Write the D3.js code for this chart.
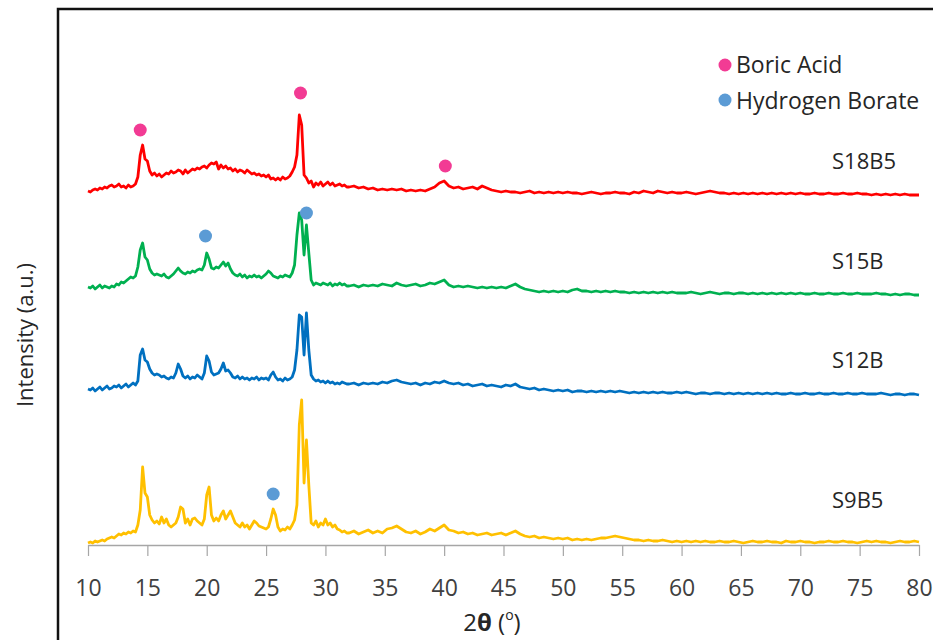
<!DOCTYPE html>
<html>
<head>
<meta charset="utf-8">
<script src="https://cdn.jsdelivr.net/npm/d3@7"></script>
<style>
    body { margin: 0; background: #fff; }
    svg { display: block; font-family: "Open Sans", "Noto Sans", sans-serif; }
</style>
</head>
<body>
<svg></svg>
<script>
    // 2theta sampling: 0.2 deg steps up to 31.8, then 0.4 deg steps to 80
    var lowAngle = d3.range(110).map(function (i) { return 10 + i * 0.2; });
    var highAngle = d3.range(121).map(function (i) { return 32 + i * 0.4; });
    var twoTheta = lowAngle.concat(highAngle);

    var xTicks = [10, 15, 20, 25, 30, 35, 40, 45, 50, 55, 60, 65, 70, 75, 80];
    var sampleNames = ["S9B5", "S12B", "S15B", "S18B5"];
    var sampleOffsets = [0, 150, 250, 350];
    var sampleColors = ["#FFC000", "#0070C0", "#00B050", "#FF0000"];

    var s9b5 = [
        2, 3, 2, 4, 3,   4, 5, 4, 6, 7,   8, 7, 9, 11, 10,   12, 11, 13, 12, 14,
        13, 20, 35, 78, 52,   48, 30, 25, 22, 24,   21, 28, 22, 26, 20,   18, 20, 22, 28, 38,
        36, 22, 26, 20, 26,   27, 24, 22, 20, 26,   50, 58, 30, 24, 27,   24, 30, 34, 26, 30,
        34, 28, 22, 20, 18,   22, 18, 20, 16, 20,   24, 22, 19, 18, 17,   16, 18, 26, 36, 30,
        18, 14, 16, 15, 18,   16, 20, 25, 40, 120,  145, 62, 105, 60, 22,  20, 24, 18, 22, 20,
        26, 20, 22, 18, 20,   16, 15, 13, 14, 12,
        12, 14, 11, 13, 15,   12, 14, 12, 16, 17,   19, 16, 13, 12, 14,   11, 13, 16, 14, 17,
        20, 15, 14, 12, 13,   11, 12, 10, 11, 12,   10, 11, 12, 10, 12,   14, 11, 9, 8, 9,
        7, 8, 7, 6, 7,   6, 7, 5, 6, 5,   6, 5, 6, 7, 7,   8, 9, 8, 7, 6,
        5, 5, 4, 5, 4,   4, 5, 4, 3, 4,   3, 4, 3, 4, 3,   4, 3, 3, 4, 3,
        3, 4, 3, 2, 3,   4, 3, 3, 4, 3,   3, 2, 4, 3, 3,   4, 3, 3, 2, 3,
        3, 4, 3, 3, 4,   3, 3, 2, 3, 4,   3, 4, 3, 3, 2,   3, 4, 3, 3, 4,
        3
    ];
    var s12b = [
        6, 5, 7, 4, 6,   8, 5, 7, 9, 6,   7, 9, 8, 10, 7,   9, 11, 8, 10, 12,
        10, 14, 40, 46, 35,   33, 26, 22, 20, 21,   20, 18, 19, 17, 16,   18, 17, 22, 31, 26,
        19, 17, 19, 16, 18,   17, 20, 18, 16, 22,   39, 34, 23, 20, 21,   22, 26, 32, 24, 25,
        22, 18, 17, 19, 16,   18, 16, 17, 15, 17,   16, 18, 15, 17, 16,   17, 15, 20, 23, 18,
        15, 16, 14, 17, 15,   16, 18, 25, 45, 80,   78, 40, 82, 45, 20,   16, 14, 15, 13, 14,
        12, 14, 12, 13, 11,   12, 11, 13, 12, 11,
        11, 12, 10, 12, 11,   12, 11, 13, 12, 14,   15, 13, 12, 11, 12,   10, 12, 11, 13, 12,
        14, 12, 11, 12, 10,   11, 9, 10, 11, 9,   10, 9, 8, 10, 9,   11, 8, 7, 6, 7,
        5, 6, 5, 4, 5,   4, 5, 3, 4, 4,   3, 4, 3, 4, 3,   4, 3, 4, 3, 2,
        3, 2, 3, 2, 3,   2, 3, 2, 2, 3,   2, 3, 2, 1, 2,   2, 1, 2, 2, 1,
        2, 1, 2, 1, 2,   1, 2, 1, 2, 1,   2, 1, 1, 2, 1,   1, 2, 1, 1, 2,
        1, 1, 2, 1, 1,   2, 1, 1, 2, 1,   1, 1, 2, 1, 0,   1, 1, 0, 1, 1,
        0
    ];
    var s15b = [
        8, 7, 9, 6, 8,   10, 7, 9, 8, 7,   9, 8, 11, 10, 13,   12, 14, 16, 18, 17,
        19, 28, 45, 52, 38,   35, 26, 22, 20, 21,   20, 19, 21, 18, 17,   19, 21, 24, 27, 24,
        22, 21, 23, 22, 24,   23, 25, 26, 25, 30,   42, 36, 27, 26, 28,   27, 30, 33, 29, 32,
        26, 22, 20, 19, 21,   18, 20, 17, 19, 18,   20, 18, 19, 17, 19,   21, 24, 22, 19, 18,
        17, 19, 18, 20, 19,   18, 22, 30, 60, 82,   75, 40, 70, 42, 15,   10, 12, 11, 10, 12,
        11, 10, 12, 9, 11,   10, 12, 10, 11, 9,
        9, 10, 8, 10, 9,   10, 9, 11, 10, 9,   12, 10, 9, 10, 11,   9, 10, 12, 11, 13,
        15, 10, 8, 9, 8,   9, 8, 7, 8, 7,   8, 7, 8, 7, 9,   11, 8, 6, 5, 4,
        3, 4, 3, 4, 3,   4, 3, 5, 6, 4,   4, 3, 4, 3, 4,   3, 4, 3, 3, 2,
        3, 2, 3, 2, 3,   2, 3, 2, 3, 2,   2, 2, 3, 2, 1,   2, 3, 2, 1, 2,
        2, 1, 2, 2, 1,   2, 1, 2, 1, 2,   1, 2, 1, 2, 1,   2, 1, 1, 2, 1,
        1, 2, 1, 1, 2,   1, 1, 2, 1, 1,   1, 2, 1, 1, 0,   1, 0, 1, 1, 0,
        0
    ];
    var s18b5 = [
        4, 3, 5, 6, 5,   7, 6, 8, 7, 9,   10, 8, 9, 11, 8,   9, 7, 10, 8, 9,
        11, 18, 40, 50, 36,   34, 24, 20, 22, 19,   21, 18, 20, 22, 21,   24, 22, 23, 25, 24,
        21, 25, 22, 24, 26,   25, 27, 26, 28, 29,   27, 30, 32, 31, 33,   26, 30, 27, 29, 26,
        27, 24, 26, 23, 25,   24, 22, 25, 23, 21,   22, 20, 21, 19, 20,   18, 20, 16, 17, 15,
        17, 15, 18, 16, 17,   19, 23, 28, 40, 80,   70, 20, 17, 12, 14,   8, 12, 10, 13, 9,
        11, 13, 10, 12, 9,   10, 11, 9, 10, 8,
        8, 9, 7, 8, 6,   7, 5, 6, 5, 6,   5, 6, 4, 5, 4,   5, 4, 6, 8, 12,
        14, 9, 7, 8, 6,   7, 8, 6, 9, 7,   5, 4, 3, 4, 3,   3, 2, 3, 4, 2,
        3, 2, 3, 2, 3,   2, 3, 2, 2, 1,   2, 3, 2, 1, 2,   2, 3, 2, 2, 1,
        3, 2, 4, 3, 2,   4, 3, 2, 3, 2,   2, 3, 2, 1, 2,   3, 4, 3, 2, 2,
        1, 2, 1, 2, 1,   2, 1, 2, 1, 2,   1, 2, 1, 2, 1,   2, 1, 1, 2, 1,
        1, 2, 1, 1, 2,   1, 1, 2, 1, 1,   0, 1, 0, 1, 0,   1, 0, 1, 0, 0,
        0
    ];
    var sampleValues = [s9b5, s12b, s15b, s18b5];

    // phase markers: [2theta, height above the sample baseline, sample index]
    var boricAcidPeaks = [[14.4, 65, 3], [27.9, 102, 3], [40.1, 29, 3]];
    var hydrogenBoratePeaks = [[19.9, 59, 2], [28.4, 82, 2], [25.6, 51, 0]];

    var w = 933,
        h = 640;
    var svg = d3.select("svg").attr("width", w).attr("height", h);

    var x = d3.scaleLinear().domain([10, 80]).range([88, 919]);
    var y = d3.scaleLinear().domain([0, 536]).range([545, 9]);

    sampleValues.forEach(function (vals, k) {
        if (vals.length !== twoTheta.length) console.error(sampleNames[k], vals.length, twoTheta.length);
    });

    // outer frame (cut off at the right and bottom)
    svg.append("path")
        .attr("d", "M58,650V9H945")
        .attr("fill", "none")
        .attr("stroke", "#111")
        .attr("stroke-width", 2.5);

    // x axis
    var xAxis = svg.append("g")
        .attr("transform", "translate(0,545)")
        .call(d3.axisBottom(x).tickValues(xTicks).tickSize(11).tickPadding(24).tickSizeOuter(0));
    xAxis.select(".domain").attr("stroke", "#a6a6a6").attr("stroke-width", 1.5);
    xAxis.selectAll(".tick line").attr("stroke", "#a6a6a6").attr("stroke-width", 1.2);
    xAxis.selectAll(".tick text")
        .attr("fill", "#404040")
        .style("font-size", "23px")
        .style("font-family", "'Open Sans', sans-serif");

    var line = d3.line()
        .x(function (d) { return x(d[0]); })
        .y(function (d) { return y(d[1]); });

    sampleValues.forEach(function (vals, k) {
        var pts = twoTheta.map(function (t, i) { return [t, vals[i] + sampleOffsets[k]]; });
        svg.append("path")
            .datum(pts)
            .attr("fill", "none")
            .attr("stroke", sampleColors[k])
            .attr("stroke-width", 2.8)
            .attr("stroke-linejoin", "round")
            .attr("d", line);
    });

    var markerColors = { boric: "#F23B94", borate: "#5B9BD5" };

    function drawMarkers(peaks, color) {
        svg.append("g").selectAll("circle")
            .data(peaks)
            .enter().append("circle")
            .attr("cx", function (d) { return x(d[0]); })
            .attr("cy", function (d) { return y(d[1] + sampleOffsets[d[2]]); })
            .attr("r", 6.5)
            .attr("fill", color);
    }
    drawMarkers(boricAcidPeaks, markerColors.boric);
    drawMarkers(hydrogenBoratePeaks, markerColors.borate);

    // sample labels
    var labelBaselines = [508, 368, 269, 169];
    sampleNames.forEach(function (name, k) {
        svg.append("text")
            .attr("x", 832)
            .attr("y", labelBaselines[k])
            .attr("fill", "#262626")
            .style("font-size", "22px")
            .text(name);
    });

    // legend
    var legendItems = [["Boric Acid", markerColors.boric], ["Hydrogen Borate", markerColors.borate]];
    var legend = svg.append("g");
    legendItems.forEach(function (it, i) {
        legend.append("circle")
            .attr("cx", 725)
            .attr("cy", 65 + i * 35)
            .attr("r", 6.5)
            .attr("fill", it[1]);
        legend.append("text")
            .attr("x", 736)
            .attr("y", 73 + i * 36)
            .attr("fill", "#262626")
            .style("font-size", "23px")
            .text(it[0]);
    });

    // axis titles
    var xTitle = svg.append("text")
        .attr("x", 492)
        .attr("y", 631)
        .attr("text-anchor", "middle")
        .attr("fill", "#262626")
        .style("font-size", "24px");
    xTitle.append("tspan").text("2");
    xTitle.append("tspan").style("font-weight", "bold").text("θ");
    xTitle.append("tspan").text(" (");
    xTitle.append("tspan").attr("dy", -11).style("font-size", "14px").text("o");
    xTitle.append("tspan").attr("dy", 11).text(")");

    svg.append("text")
        .attr("transform", "translate(33,335) rotate(-90)")
        .attr("text-anchor", "middle")
        .attr("fill", "#262626")
        .style("font-size", "22px")
        .text("Intensity (a.u.)");
</script>
</body>
</html>
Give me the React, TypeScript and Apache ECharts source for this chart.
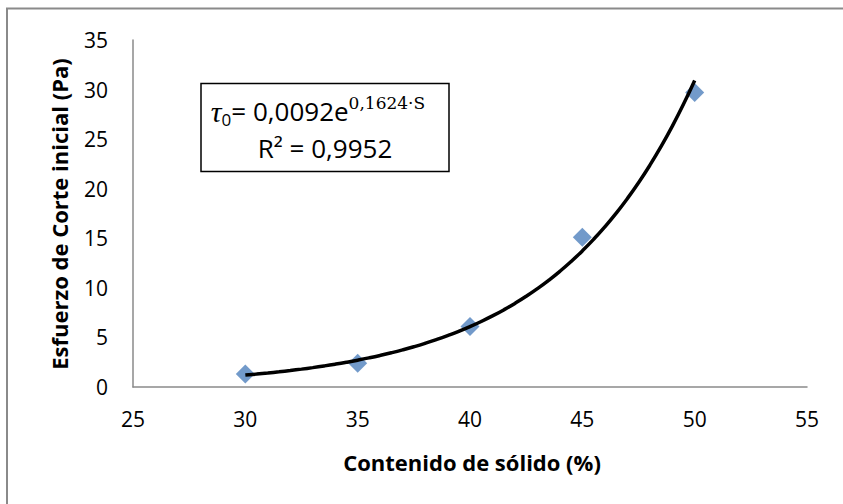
----
Look through the entries above; copy every line holding the string "this".

Write the D3.js code for this chart.
Give me the React, TypeScript and Apache ECharts source for this chart.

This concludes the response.